If you look at the hare pre-Christianity, it was connected to the Greek Gods of love and passion. It was always connected to a positive thing, like a symbol of love, to the point where the Greeks used to eat the hare because they thought it gave them sexual prowess. Then, with the Reformation, these old concepts and ideas suddenly became wicked and evil, and that's why afterward the hare was then always connected to the witch. It was always about shapeshifting, and it became demonised.

Growing up as a Christian, what was exciting was looking at what had come before. You can't really do that in America because it inevitably ends up being about Native American ways, and you can't really do that these days, because it has been done to death, and we don't really have the right voices anymore. It's hard to say - maybe there could be a really wicked Native American horror out there that I'm not aware of or is yet to come.
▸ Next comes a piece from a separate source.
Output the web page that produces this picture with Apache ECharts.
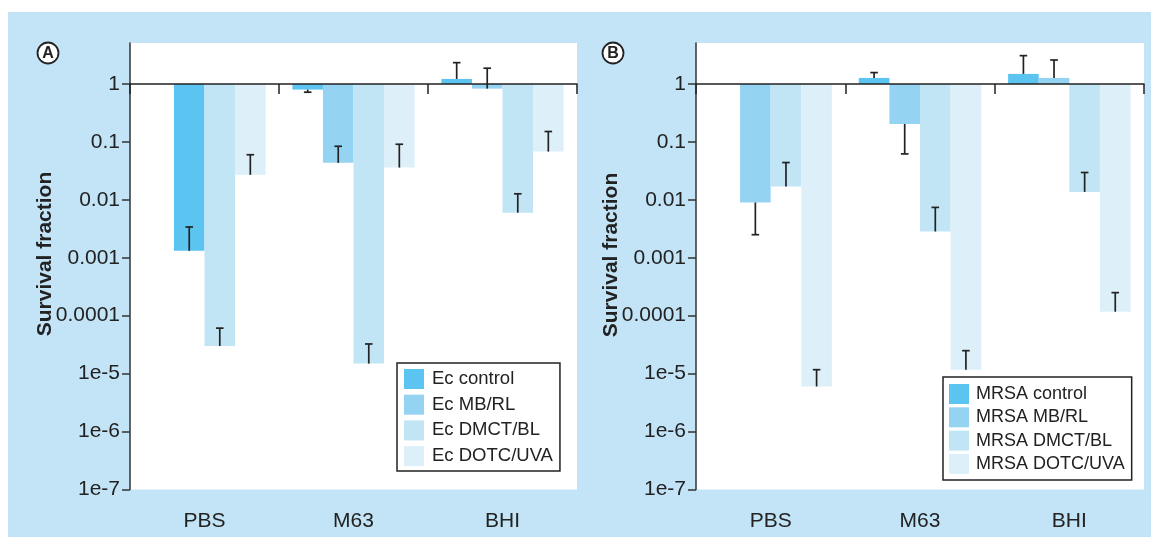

PR: That's why diversity is important?

DK: Totally, and that's why we need more voices and the platforms to tell those stories on, because at the moment there are a lot of voices, but they're all dealing with low budgets. You can only tell certain kinds of stories as a result, and so, it would be nice to get bigger budgets and more voices.

Starve Acre is released in US cinemas and On Demand, Friday July 26th by Brainstorm Media. It will be released theatrically in the UK and Irish cinemas by the BFI on Friday 6th September. The season, 'Roots, Rituals and Fantasmagoria' will run at the BFI Southbank and on the BFI Player from Sunday September 1st.